Known for her timeless elegance, refined style and her combination of a film career with humanitarian work.
Personal note:
The woman in a black dress. A silhouette reduced to essential lines, as if elegance itself has been drawn down to its minimum geometry. Who didn’t dream of Breakfast at Tiffany’s on Fifth Avenue, she is my dream woman.
Greta Garbo
1905–1990
Swedish-American film star. Her mysterious personality, strong screen presence and reclusive life made her legendary.
Personal note:
My mother was often compared to her. A face that shifts with light, never one fixed image, but multiple overlapping versions of the same presence. A portrait that refuses a single viewpoint.
Marlene Dietrich
1901–1992
German-American actress and singer. She broke style conventions, played with masculine and feminine fashion codes and became a symbol of independence and presence.
Personal note:
The Second World War. Her resistance, her strength, her husky voice, fragments of a figure assembled from contradiction. Sag mir, wo die Blumen sind… wo sind sie geblieben? And Lili Marleen, like a melody drawn across distance and rupture.
Esquina Efímera
Esquina Efímera, impermanence is not treated as loss, but as condition: the work exists in transition, questioning the idea that art must endure physically in order to retain meaning or value.
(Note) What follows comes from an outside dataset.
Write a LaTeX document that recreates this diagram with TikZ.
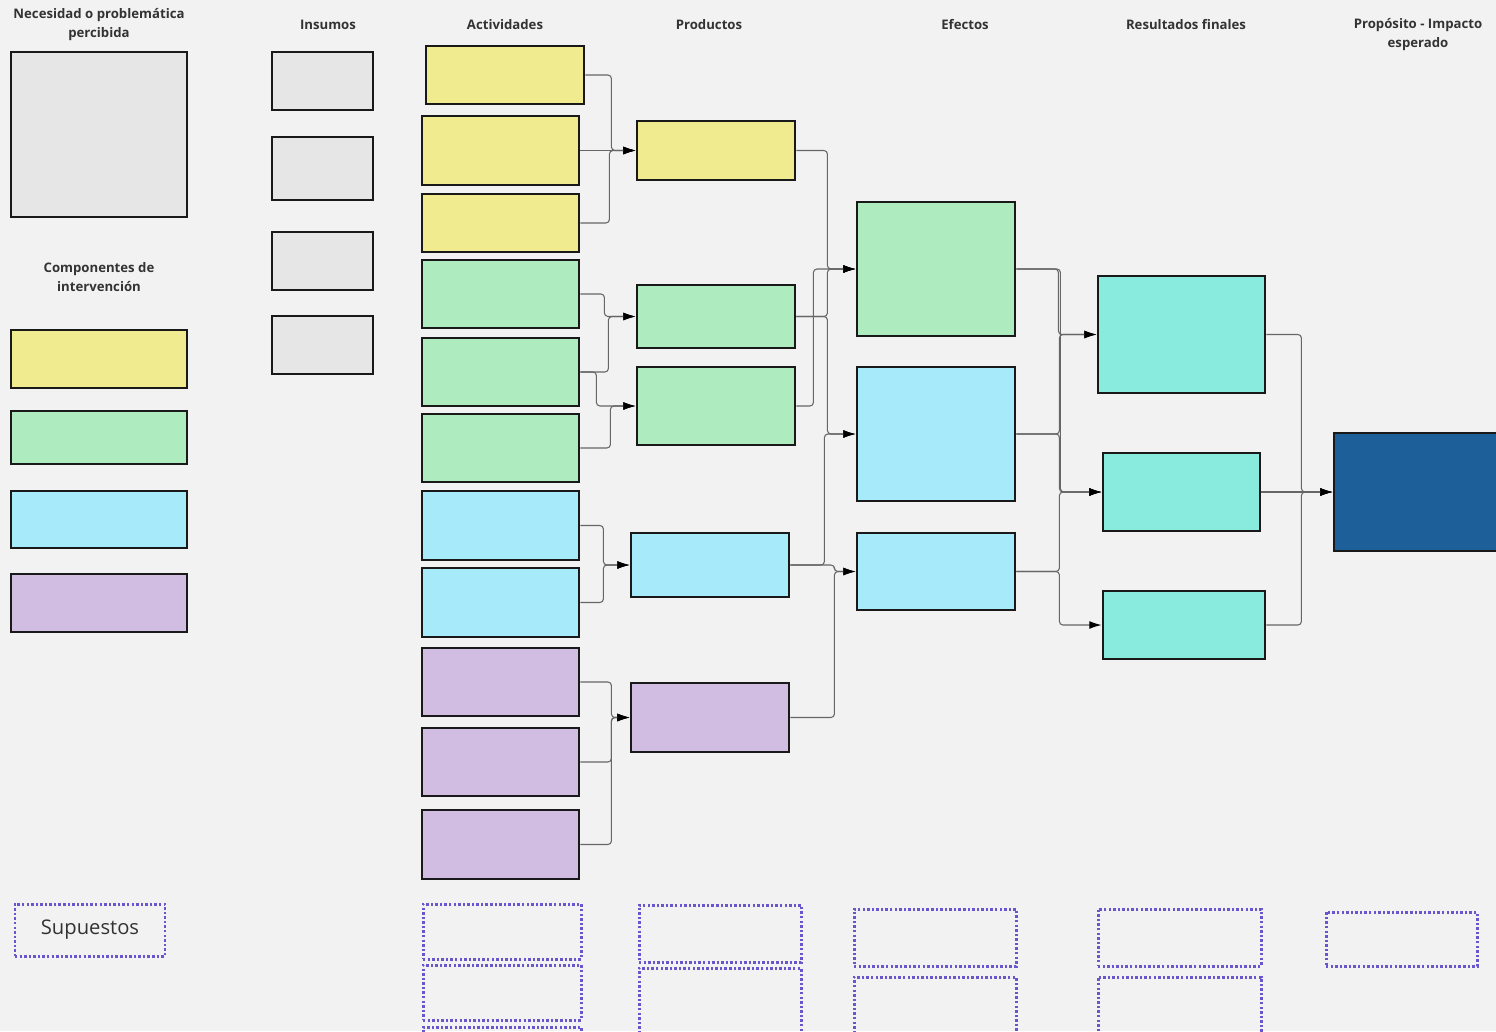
\documentclass[tikz,border=0pt]{standalone}
\usepackage{fontspec}
\setmainfont{Open Sans}
\usepackage{xcolor}
\usepackage{tikz}
\usetikzlibrary{arrows.meta}
\definecolor{fondo}{HTML}{F2F2F2}
\definecolor{gris}{HTML}{E6E6E6}
\definecolor{amarillo}{HTML}{F1EB8F}
\definecolor{verde}{HTML}{AEEBBF}
\definecolor{celeste}{HTML}{A7EBFB}
\definecolor{morado}{HTML}{D1BDE1}
\definecolor{turquesa}{HTML}{88EBDD}
\definecolor{azul}{HTML}{1C5F99}
\definecolor{punteo}{HTML}{6A55CC}
\definecolor{texto}{HTML}{333333}

\begin{document}
\begin{tikzpicture}[x=0.02cm, y=-0.02cm]
\tikzset{Caja/.style 2 args={shape=rectangle, draw=black!90, line width=1.6pt, inner sep=0pt, minimum width=#1*0.02cm, minimum height=#2*0.02cm}}
\tikzset{Punt/.style 2 args={shape=rectangle, draw=punteo, line width=1.7pt, dash pattern=on 1.4pt off 1.2pt, inner sep=0pt, minimum width=#1*0.02cm, minimum height=#2*0.02cm}}
\tikzset{Tit/.style={font=\fontsize{7.5}{10.8}\selectfont\bfseries, text=texto, align=center}}
\tikzset{Con/.style={draw=black!60, line width=0.6pt, rounded corners=2pt, -{Latex[color=black, length=7pt, width=4.5pt]}}}

\path[use as bounding box, fill=fondo] (0,0) rectangle (1496,1031);
\clip (0,0) rectangle (1496,1031);

% titles
\node[Tit] (tnec) at (99,24.5) {Necesidad o problemática\\percibida};
\node[Tit] (tcom) at (99,277.5) {Componentes de\\intervención};
\node[Tit] (tins) at (328,25) {Insumos};
\node[Tit] (tact) at (505,25) {Actividades};
\node[Tit] (tpro) at (709,25) {Productos};
\node[Tit] (tefe) at (965,25) {Efectos};
\node[Tit] (tres) at (1186,25) {Resultados finales};
\node[Tit] (tpp) at (1418,34.5) {Propósito - Impacto\\esperado};

% left column
\node[Caja={176}{165}, fill=gris] (nec) at (99,134.5) {};
\node[Caja={176}{58}, fill=amarillo] (c1) at (99,359) {};
\node[Caja={176}{53}, fill=verde] (c2) at (99,437.5) {};
\node[Caja={176}{57}, fill=celeste] (c3) at (99,519.5) {};
\node[Caja={176}{58}, fill=morado] (c4) at (99,603) {};

% insumos
\node[Caja={101}{58}, fill=gris] (i1) at (322.5,81) {};
\node[Caja={101}{63}, fill=gris] (i2) at (322.5,168.5) {};
\node[Caja={101}{58}, fill=gris] (i3) at (322.5,261) {};
\node[Caja={101}{58}, fill=gris] (i4) at (322.5,345) {};

% actividades
\node[Caja={158}{58}, fill=amarillo] (a1) at (505,75) {};
\node[Caja={157}{69}, fill=amarillo] (a2) at (500.5,150.5) {};
\node[Caja={157}{58}, fill=amarillo] (a3) at (500.5,223) {};
\node[Caja={157}{68}, fill=verde] (a4) at (500.5,294) {};
\node[Caja={157}{68}, fill=verde] (a5) at (500.5,372) {};
\node[Caja={157}{68}, fill=verde] (a6) at (500.5,448) {};
\node[Caja={157}{69}, fill=celeste] (a7) at (500.5,525.5) {};
\node[Caja={157}{69}, fill=celeste] (a8) at (500.5,602.5) {};
\node[Caja={157}{68}, fill=morado] (a9) at (500.5,682) {};
\node[Caja={157}{68}, fill=morado] (a10) at (500.5,762) {};
\node[Caja={157}{69}, fill=morado] (a11) at (500.5,844.5) {};

% productos
\node[Caja={158}{59}, fill=amarillo] (p1) at (716,150.5) {};
\node[Caja={158}{63}, fill=verde] (p2) at (716,316.5) {};
\node[Caja={158}{78}, fill=verde] (p3) at (716,406) {};
\node[Caja={158}{64}, fill=celeste] (p4) at (710,565) {};
\node[Caja={158}{69}, fill=morado] (p5) at (710,717.5) {};

% efectos
\node[Caja={158}{134}, fill=verde] (e1) at (936,269) {};
\node[Caja={158}{134}, fill=celeste] (e2) at (936,434) {};
\node[Caja={158}{77}, fill=celeste] (e3) at (936,571.5) {};

% resultados finales
\node[Caja={167}{117}, fill=turquesa] (r1) at (1181.5,334.5) {};
\node[Caja={157}{78}, fill=turquesa] (r2) at (1181.5,492) {};
\node[Caja={162}{68}, fill=turquesa] (r3) at (1184,625) {};

% proposito
\node[Caja={166}{118}, fill=azul] (imp) at (1417,492) {};

% supuestos
\node[Punt={150}{52}, font=\fontsize{11.5}{13}\selectfont, text=texto] (sup) at (90,930) {Supuestos};
\node[Punt={158}{55}] (sa1) at (502,931.5) {};
\node[Punt={158}{55}] (sa2) at (502,992.5) {};
\node[Punt={158}{56}] (sa3) at (502,1055) {};
\node[Punt={162}{57}] (sp1) at (720,933.5) {};
\node[Punt={162}{70}] (sp2) at (720,1003) {};
\node[Punt={162}{57}] (se1) at (935,937.5) {};
\node[Punt={162}{70}] (se2) at (935,1012) {};
\node[Punt={163}{57}] (sr1) at (1179.5,937.5) {};
\node[Punt={163}{70}] (sr2) at (1179.5,1012) {};
\node[Punt={151}{54}] (spp) at (1401.5,939) {};

% arrows: actividades -> productos
\draw[Con] (a1.east) -- ++(26,0) |- (p1.west);
\draw[Con] (a2.east) -- (p1.west);
\draw[Con] (a3.east) -- ++(29,0) |- (p1.west);
\draw[Con] (a4.east) -- ++(24,0) |- (p2.west);
\draw[Con] (a5.east) -- ++(28,0) |- (p2.west);
\draw[Con] (a5.east) -- ++(16,0) |- (p3.west);
\draw[Con] (a6.east) -- ++(30,0) |- (p3.west);
\draw[Con] (a7.east) -- ++(23,0) |- (p4.west);
\draw[Con] (a8.east) -- ++(23,0) |- (p4.west);
\draw[Con] (a9.east) -- ++(31,0) |- (p5.west);
\draw[Con] (a10.east) -- ++(31,0) |- (p5.west);
\draw[Con] (a11.east) -- ++(31,0) |- (p5.west);

% arrows: productos -> efectos
\draw[Con] (p1.east) -- ++(31,0) |- (e1.west);
\draw[Con] (p2.east) -- ++(31,0) |- (e1.west);
\draw[Con] (p2.east) -- ++(31,0) |- (e2.west);
\draw[Con] (p3.east) -- ++(17,0) |- (e1.west);
\draw[Con] (p4.east) -- ++(34,0) |- (e2.west);
\draw[Con] (p4.east) -- ++(44,0) |- (e3.west);
\draw[Con] (p5.east) -- ++(44,0) |- (e3.west);

% arrows: efectos -> resultados
\draw[Con] (e1.east) -- ++(42,0) |- (r1.west);
\draw[Con] (e1.east) -- ++(44,0) |- (r2.west);
\draw[Con] (e2.east) -- ++(43,0) |- (r1.west);
\draw[Con] (e2.east) -- ++(43,0) |- (r2.west);
\draw[Con] (e3.east) -- ++(43,0) |- (r2.west);
\draw[Con] (e3.east) -- ++(43,0) |- (r3.west);

% arrows: resultados -> proposito
\draw[Con] (r1.east) -- ++(35,0) |- (imp.west);
\draw[Con] (r2.east) -- (imp.west);
\draw[Con] (r3.east) -- ++(35,0) |- (imp.west);
\end{tikzpicture}
\end{document}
Esquina Efímera reflects on temporary presence.
Esquina Silencio
Silence, emptiness and simplicity are central. Within this movement, it is not about spectacle or perfection, but about atmosphere, slowness and the power of absence. Through minimal imagery, soft colors, and open spaces, art emerges that is meant to be felt more than explained.
Esquina Anti Pictórico
Dismantles the traditional painting.
Canvas, frame and paint are separated, allowing painting to exist beyond the closed and commercial art object.
The work shifts from image to presence.
What remains is the essence of painting, without the painting itself.